— START EXTRACTED ENTRIES —

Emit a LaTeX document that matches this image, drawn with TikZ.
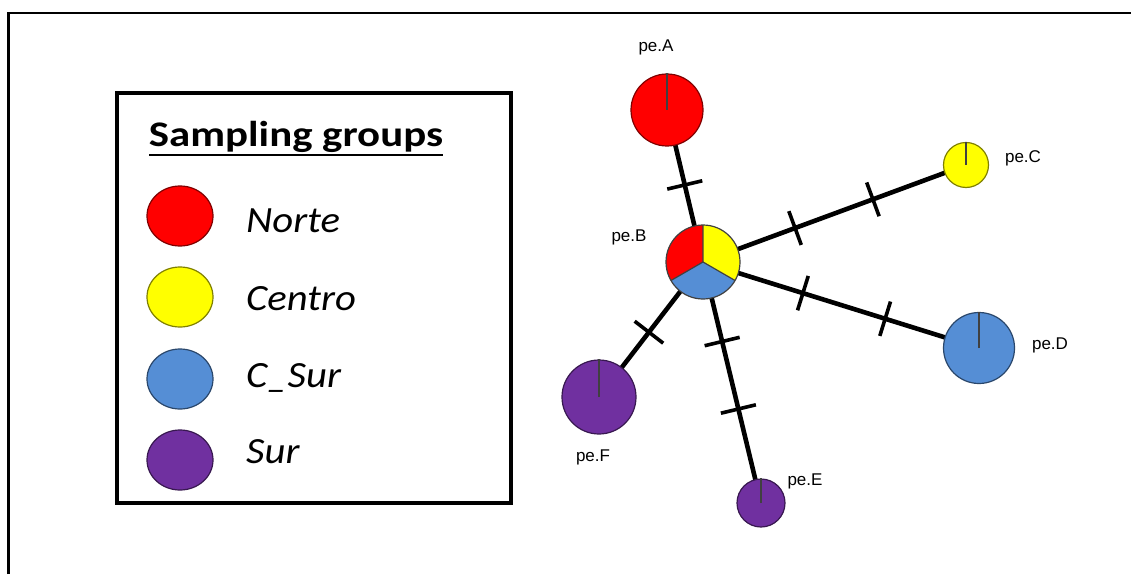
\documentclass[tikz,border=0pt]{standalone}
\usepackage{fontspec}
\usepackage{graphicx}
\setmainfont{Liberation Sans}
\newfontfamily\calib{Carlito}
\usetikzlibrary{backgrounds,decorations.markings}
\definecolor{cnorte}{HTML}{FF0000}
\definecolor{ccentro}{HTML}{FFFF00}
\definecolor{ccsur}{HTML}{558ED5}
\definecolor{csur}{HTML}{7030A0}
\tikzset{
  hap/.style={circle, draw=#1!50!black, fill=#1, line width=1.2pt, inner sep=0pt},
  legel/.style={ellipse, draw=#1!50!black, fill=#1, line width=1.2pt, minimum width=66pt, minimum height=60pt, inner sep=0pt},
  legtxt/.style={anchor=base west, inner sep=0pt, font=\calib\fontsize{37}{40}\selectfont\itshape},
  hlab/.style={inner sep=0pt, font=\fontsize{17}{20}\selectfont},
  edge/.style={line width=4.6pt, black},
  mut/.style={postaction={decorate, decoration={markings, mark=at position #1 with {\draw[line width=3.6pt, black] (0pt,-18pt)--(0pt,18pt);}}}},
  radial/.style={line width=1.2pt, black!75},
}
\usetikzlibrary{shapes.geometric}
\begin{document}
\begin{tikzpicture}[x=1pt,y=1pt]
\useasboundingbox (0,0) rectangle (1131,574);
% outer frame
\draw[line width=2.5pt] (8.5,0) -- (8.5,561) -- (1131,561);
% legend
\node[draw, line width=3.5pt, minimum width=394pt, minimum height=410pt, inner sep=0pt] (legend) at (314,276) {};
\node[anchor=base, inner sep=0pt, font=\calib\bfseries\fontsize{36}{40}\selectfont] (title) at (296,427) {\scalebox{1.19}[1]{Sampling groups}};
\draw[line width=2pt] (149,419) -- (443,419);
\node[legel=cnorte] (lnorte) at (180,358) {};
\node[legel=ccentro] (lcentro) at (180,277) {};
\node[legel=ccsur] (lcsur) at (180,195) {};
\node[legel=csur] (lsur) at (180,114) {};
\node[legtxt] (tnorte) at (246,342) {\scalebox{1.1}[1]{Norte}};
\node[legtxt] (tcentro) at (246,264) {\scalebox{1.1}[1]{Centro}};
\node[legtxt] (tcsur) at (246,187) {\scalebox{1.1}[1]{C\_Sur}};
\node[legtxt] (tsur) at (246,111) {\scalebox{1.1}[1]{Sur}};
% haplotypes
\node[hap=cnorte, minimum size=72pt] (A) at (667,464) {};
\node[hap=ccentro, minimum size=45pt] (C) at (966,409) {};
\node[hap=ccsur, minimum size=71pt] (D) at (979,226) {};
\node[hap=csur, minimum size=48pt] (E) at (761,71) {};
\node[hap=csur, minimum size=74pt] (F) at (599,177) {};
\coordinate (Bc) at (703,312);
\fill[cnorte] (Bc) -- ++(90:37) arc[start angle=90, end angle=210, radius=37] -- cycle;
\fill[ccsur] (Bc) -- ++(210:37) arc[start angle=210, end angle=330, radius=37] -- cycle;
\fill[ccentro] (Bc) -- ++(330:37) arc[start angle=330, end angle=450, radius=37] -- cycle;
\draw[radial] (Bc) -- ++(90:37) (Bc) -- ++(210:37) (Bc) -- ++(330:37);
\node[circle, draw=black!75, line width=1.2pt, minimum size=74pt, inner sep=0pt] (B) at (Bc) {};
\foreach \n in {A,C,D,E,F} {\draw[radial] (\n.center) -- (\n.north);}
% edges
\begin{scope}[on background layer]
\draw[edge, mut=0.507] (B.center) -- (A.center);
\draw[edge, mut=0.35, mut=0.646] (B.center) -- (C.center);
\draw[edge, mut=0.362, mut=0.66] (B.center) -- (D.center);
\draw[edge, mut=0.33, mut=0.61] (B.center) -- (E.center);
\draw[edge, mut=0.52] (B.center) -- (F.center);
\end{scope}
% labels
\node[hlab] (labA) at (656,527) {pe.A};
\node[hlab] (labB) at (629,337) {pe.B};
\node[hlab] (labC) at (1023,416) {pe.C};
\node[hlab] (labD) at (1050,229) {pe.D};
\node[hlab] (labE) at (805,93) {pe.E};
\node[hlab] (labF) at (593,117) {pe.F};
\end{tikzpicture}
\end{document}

— END EXTRACTED ENTRIES —
— START EXTRACTED ENTRIES —

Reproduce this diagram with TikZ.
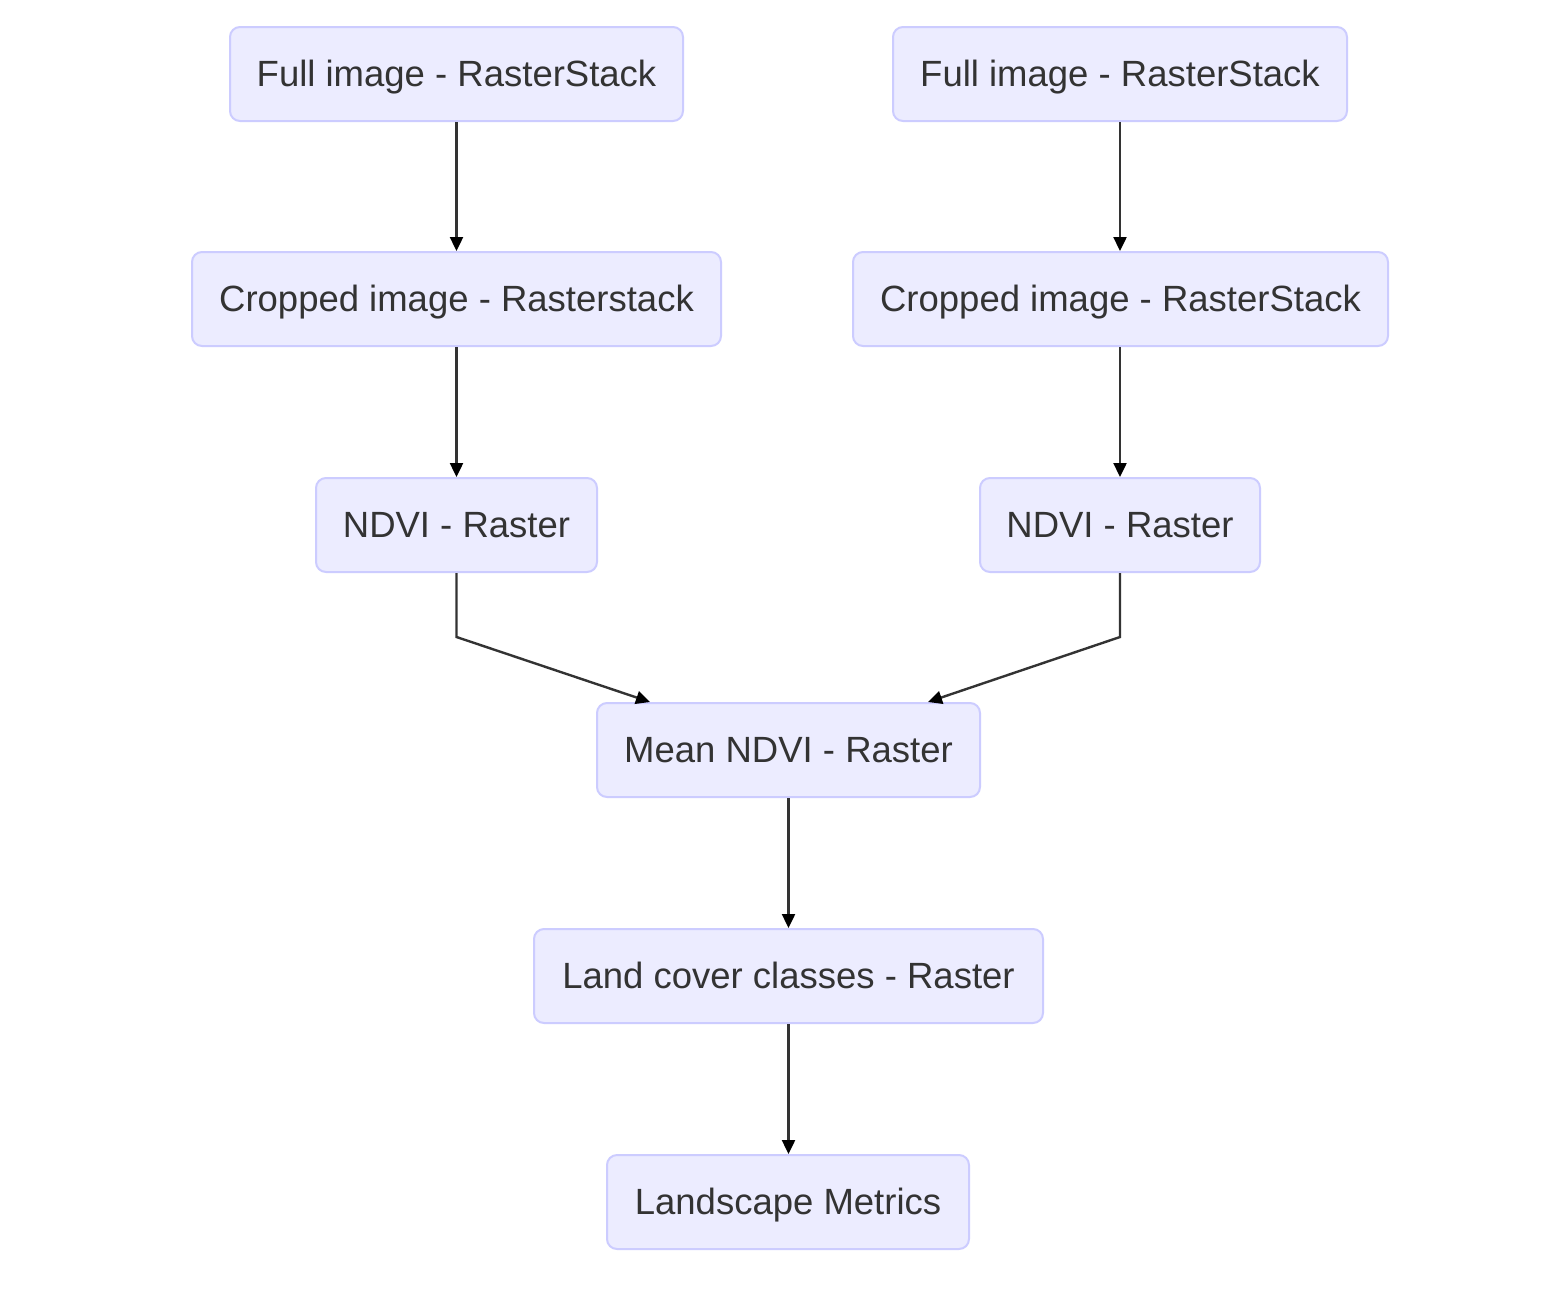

— END EXTRACTED ENTRIES —

* [WORK REQUIRED]
Where a line above holds the string "this", show that line.

* [FINISHED ANSWER]
Emit a LaTeX document that matches this image, drawn with TikZ.
Reproduce this diagram with TikZ.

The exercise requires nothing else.